ITやグローバル化の進展で、犯罪は複雑・巧妙さを増しています。これは国際テロにも当てはまります。私は、テロの捜査にも司法取引を積極的に認めるべきだと考えています。

 

これに対し、警察を所管する山谷国家公安委員長は「組織的犯罪に有効な武器になると考えている」と述べ、前向きな姿勢を示してくれました。これはとても良かったと思います。

 

ですが、その後政府の対応にはがっかりしました。

 

「もし身代金を家族が用意してきて、支払いたいと言ってきたらどうするか」や「家族が身代金を支払ってしまったら処罰するのか」という質問に対し、いずれも「仮定のことには答えられない」という答弁しか得られなかったのです

 


 しかし、もし身代金の要求額が今回のように200億円ではなく、2億円だった場合はどうでしょうか。
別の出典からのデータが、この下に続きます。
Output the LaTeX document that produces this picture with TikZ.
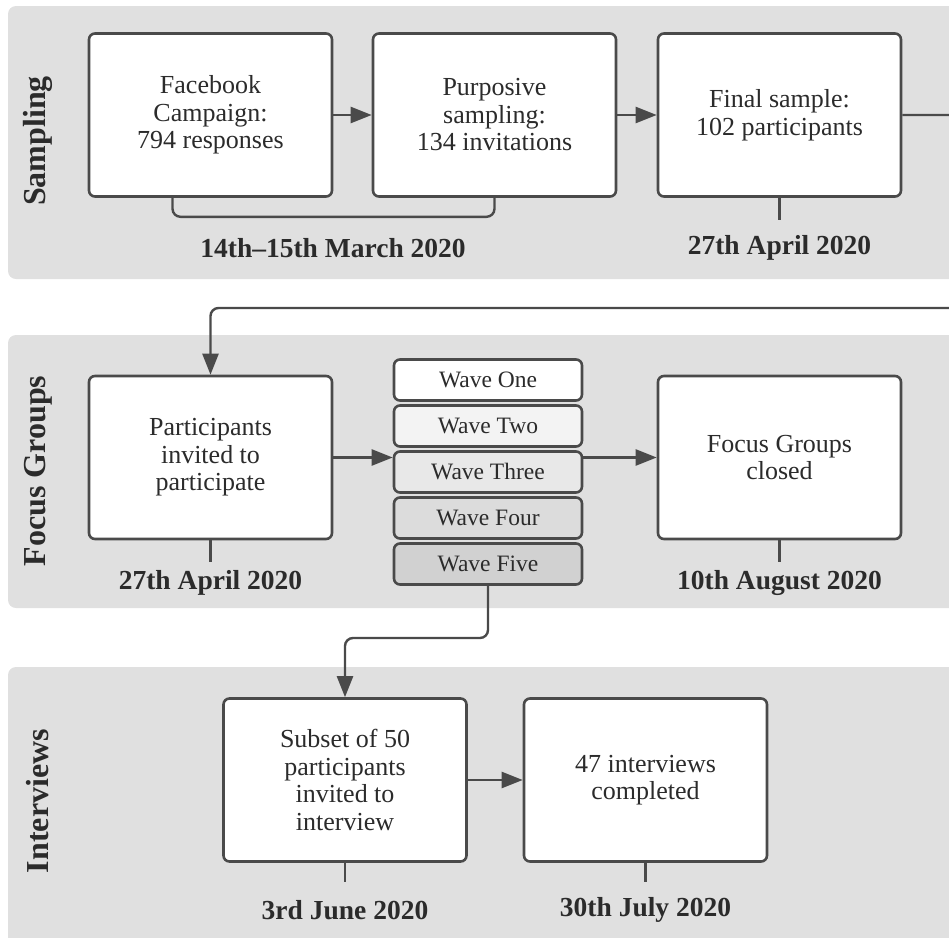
\documentclass[tikz,border=0pt]{standalone}
\usepackage{fontspec}
\setmainfont{Liberation Serif}
\usetikzlibrary{arrows.meta, positioning, calc}
\definecolor{BandGrey}{HTML}{E0E0E0}
\definecolor{LineGrey}{HTML}{4A4A4A}
\definecolor{TextDark}{HTML}{2B2B2B}
\definecolor{WaveOne}{HTML}{FFFFFF}
\definecolor{WaveTwo}{HTML}{F3F3F3}
\definecolor{WaveThree}{HTML}{E8E8E8}
\definecolor{WaveFour}{HTML}{DCDCDC}
\definecolor{WaveFive}{HTML}{D1D1D1}
\tikzset{
  band/.style={fill=BandGrey, rounded corners=8pt},
  stepbox/.style={draw=LineGrey, line width=2.6pt, fill=white, rounded corners=6pt,
    minimum width=243pt, minimum height=163pt, align=center, inner sep=0pt,
    text=TextDark, font=\fontsize{26}{27.5}\selectfont},
  wavebox/.style={stepbox, minimum width=188pt, minimum height=41pt,
    font=\fontsize{23.5}{25}\selectfont},
  conn/.style={draw=LineGrey, line width=2.4pt},
  arr/.style={conn, -{Triangle[length=21pt,width=16pt]}},
  datelabel/.style={text=TextDark, font=\bfseries\fontsize{27.5}{30}\selectfont},
  bandlabel/.style={rotate=90, text=TextDark, font=\bfseries\fontsize{32}{34}\selectfont}
}
\begin{document}
\begin{tikzpicture}[x=1pt, y=-1pt]
    \clip (0,0) rectangle (949,937);

    % Background bands
    \fill[band] (8,6) rectangle (980,279);
    \fill[band] (8,335) rectangle (980,608);
    \fill[band] (8,667) rectangle (980,960);
    \node[bandlabel] (lblSampling) at (38,141) {Sampling};
    \node[bandlabel] (lblFocus) at (38,471) {Focus Groups};
    \node[bandlabel] (lblInterviews) at (38,801) {Interviews};

    % Sampling
    \node[stepbox] (facebook) at (210.5,115) {Facebook\\Campaign:\\794 responses};
    \node[stepbox] (purposive) at (494.5,115) {Purposive\\sampling:\\134 invitations};
    \node[stepbox] (final) at (779.5,115) {Final sample:\\102 participants};
    \draw[arr] (facebook) -- (purposive);
    \draw[arr] (purposive) -- (final);
    \draw[conn, rounded corners=8pt] ([xshift=-38pt]facebook.south) -- ++(0,19) -| (purposive.south);
    \node[datelabel] (dateMarch) at (333,248) {14th–15th March 2020};
    \draw[conn] (final.south) -- ++(0,22) coordinate (finalTick);
    \node[datelabel] (dateFinal) at (779.5,248) {27th April 2020};

    % Focus groups
    \node[stepbox] (invite) at (210.5,457.5) {Participants\\invited to\\participate};
    \node[stepbox] (closed) at (779.5,457.5) {Focus Groups\\closed};
    \foreach \w/\txt/\shade [count=\i from 0] in {w1/Wave One/WaveOne, w2/Wave Two/WaveTwo,
        w3/Wave Three/WaveThree, w4/Wave Four/WaveFour, w5/Wave Five/WaveFive}
      \node[wavebox, fill=\shade] (\w) at (488,380+46*\i) {\txt};
    \draw[arr] (invite.east) -- (invite.east -| w3.west);
    \draw[arr] (w3.east |- closed.west) -- (closed.west);
    \draw[conn] (invite.south) -- ++(0,22) coordinate (inviteTick);
    \node[datelabel] (dateInvite) at (210.5,583) {27th April 2020};
    \draw[conn] (closed.south) -- ++(0,22) coordinate (closedTick);
    \node[datelabel] (dateClosed) at (779.5,583) {10th August 2020};

    % Link from sampling to focus groups
    \coordinate (loopRight) at (975,308);
    \draw[arr, rounded corners=8pt] (final.east) -| (loopRight) -| (invite.north);

    % Interviews
    \node[stepbox] (subset) at (345,780) {Subset of 50\\participants\\invited to\\interview};
    \node[stepbox] (done) at (645.5,780) {47 interviews\\completed};
    \draw[arr] (subset) -- (done);
    \coordinate (waveDrop) at (0,638);
    \draw[arr, rounded corners=8pt] (w5.south) |- (waveDrop -| subset.north) -- (subset.north);
    \draw[conn] (subset.south) -- ++(0,19) coordinate (subsetTick);
    \node[datelabel] (dateSubset) at (345,910) {3rd June 2020};
    \draw[conn] (done.south) -- ++(0,19) coordinate (doneTick);
    \node[datelabel] (dateDone) at (645.5,910) {30th July 2020};
\end{tikzpicture}
\end{document}
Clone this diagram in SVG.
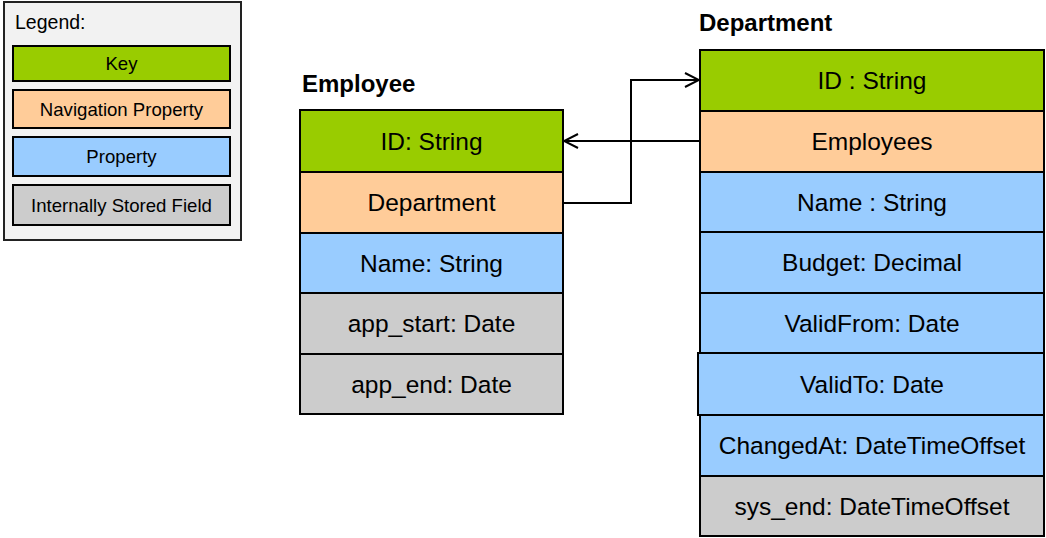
<svg xmlns="http://www.w3.org/2000/svg" width="1046" height="538" viewBox="0 0 1046 538">
<defs>
<style>
.t{font-family:"Liberation Sans",Arial,sans-serif;font-size:24.5px;fill:#000;text-anchor:middle}
.lt{font-family:"Liberation Sans",Arial,sans-serif;font-size:18.6px;fill:#000;text-anchor:middle}
.h{font-family:"Liberation Sans",Arial,sans-serif;font-size:24px;font-weight:bold;fill:#000}
.k{fill:#99cc00;stroke:#000;stroke-width:2}
.n{fill:#ffcc99;stroke:#000;stroke-width:2}
.p{fill:#99ccff;stroke:#000;stroke-width:2}
.s{fill:#cccccc;stroke:#000;stroke-width:2}
.c{fill:none;stroke:#000;stroke-width:2}
</style>
<marker id="arr" viewBox="0 0 16 16" refX="15" refY="8" markerWidth="16" markerHeight="16" markerUnits="userSpaceOnUse" orient="auto">
<path d="M1,1 L15,8 L1,15" fill="none" stroke="#000" stroke-width="2"/>
</marker>
</defs>
<rect width="1046" height="538" fill="#fff"/>
<g id="legend">
<rect x="4" y="2" width="237" height="238" fill="#f2f2f2" stroke="#222" stroke-width="2"/>
<text x="15" y="29" font-family="Liberation Sans, Arial, sans-serif" font-size="19.5" fill="#000">Legend:</text>
<rect class="k" x="13" y="46" width="217" height="35"/>
<text class="lt" x="121.5" y="70">Key</text>
<rect class="n" x="13" y="90" width="217" height="38"/>
<text class="lt" x="121.5" y="115.5">Navigation Property</text>
<rect class="p" x="13" y="137" width="217" height="39"/>
<text class="lt" x="121.5" y="163">Property</text>
<rect class="s" x="13" y="185" width="217" height="40"/>
<text class="lt" x="121.5" y="211.5">Internally Stored Field</text>
</g>
<g id="employee">
<text class="h" x="302" y="92">Employee</text>
<rect class="k" x="300" y="110" width="263" height="62"/>
<text class="t" x="431.5" y="149.5">ID: String</text>
<rect class="n" x="300" y="172" width="263" height="61"/>
<text class="t" x="431.5" y="211">Department</text>
<rect class="p" x="300" y="233" width="263" height="60"/>
<text class="t" x="431.5" y="271.5">Name: String</text>
<rect class="s" x="300" y="293" width="263" height="61"/>
<text class="t" x="431.5" y="332">app_start: Date</text>
<rect class="s" x="300" y="354" width="263" height="60"/>
<text class="t" x="431.5" y="392.5">app_end: Date</text>
</g>
<g id="department">
<text class="h" x="699" y="31">Department</text>
<rect class="k" x="700" y="50" width="344" height="61"/>
<text class="t" x="872" y="89">ID : String</text>
<rect class="n" x="700" y="111" width="344" height="61"/>
<text class="t" x="872" y="150">Employees</text>
<rect class="p" x="700" y="172" width="344" height="60"/>
<text class="t" x="872" y="210.5">Name : String</text>
<rect class="p" x="700" y="232" width="344" height="61"/>
<text class="t" x="872" y="271">Budget: Decimal</text>
<rect class="p" x="700" y="293" width="344" height="60"/>
<text class="t" x="872" y="331.5">ValidFrom: Date</text>
<rect class="p" x="698" y="353" width="346" height="62"/>
<text class="t" x="872" y="392.5">ValidTo: Date</text>
<rect class="p" x="700" y="415" width="344" height="61"/>
<text class="t" x="872" y="454">ChangedAt: DateTimeOffset</text>
<rect class="s" x="700" y="476" width="344" height="60"/>
<text class="t" x="872" y="514.5">sys_end: DateTimeOffset</text>
</g>
<g id="connectors">
<path class="c" d="M563,203 H631 V80 H699" marker-end="url(#arr)"/>
<path class="c" d="M700,141 H564" marker-end="url(#arr)"/>
</g>
</svg>
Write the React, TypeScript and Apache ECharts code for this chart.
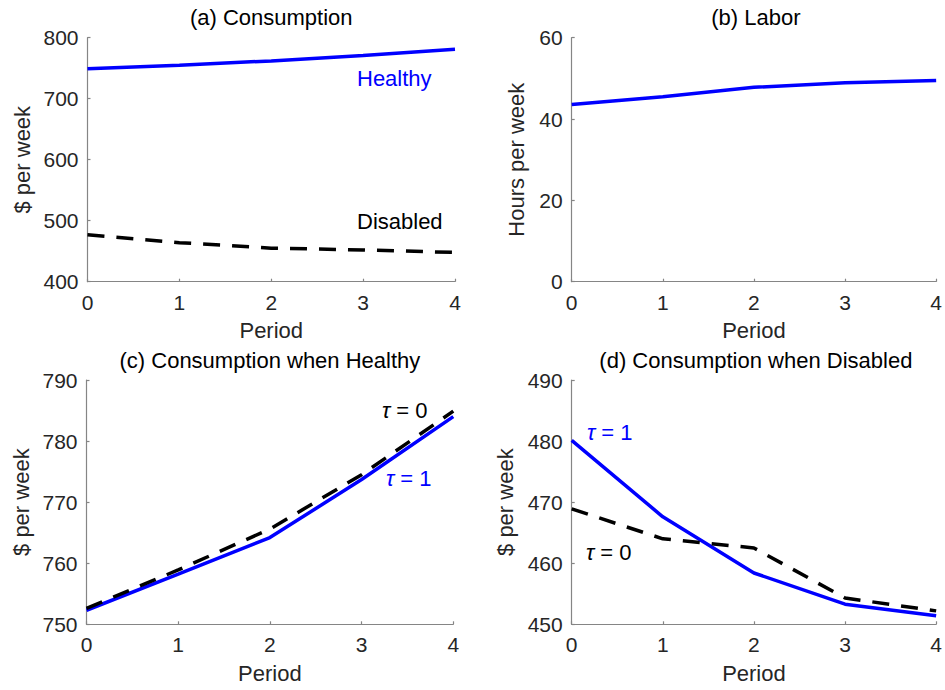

実際、フランス・ドイ ツ・スペインなどの人質十数人が平均すると1人当たり約2億円で解放されていと、昨年10月にNYタイムスが報じています。自分の家族が人質になっている場合、一縷の望みに賭けて何とかお金を集めて解放してもらおうと考えることは非難できません。



アメリカでは被害者家族が身代金支払いに応じようとしたところ、テロリストへの資金提供は犯罪となるとして政府が警告をするという事案も発生しているのです。


さらに、国内のテロリスト予備軍に対する新たな立法を考えているか確認したところ、「これから検討していきたい」という程度の回答しかありませんでした。表現の自由を重視するフランスでも、テロを賛美・扇動したとして、1月のテロ事件以降は140名以上が起訴されています。


 

いずれも、政府としては当然に想定・検討しなくてはならない課題ですし、この点について政府はどう考えているかを示すことは、国民にとっても重要なことです。

もし被害者家族による自発的な身代金支払も認めないつもりであるのならば、そう明言することこそがまさにテロの抑止につながりますし、国内のテロリストを厳しく取り締まる姿勢を示すことは国内でのテロを断念させるからです。

しかし、これらに対して明確な答えができないということは、却って日本のテロに対する危機感の低さを示してしまったのではないかと思います。


 

今回の予算委員会では、思ったような成果を上げることができませんでした。しかし、テロ対策は待ったなしの課題です。今国会の重要課題の一つとして積極的に提言し続けていきたいと思います。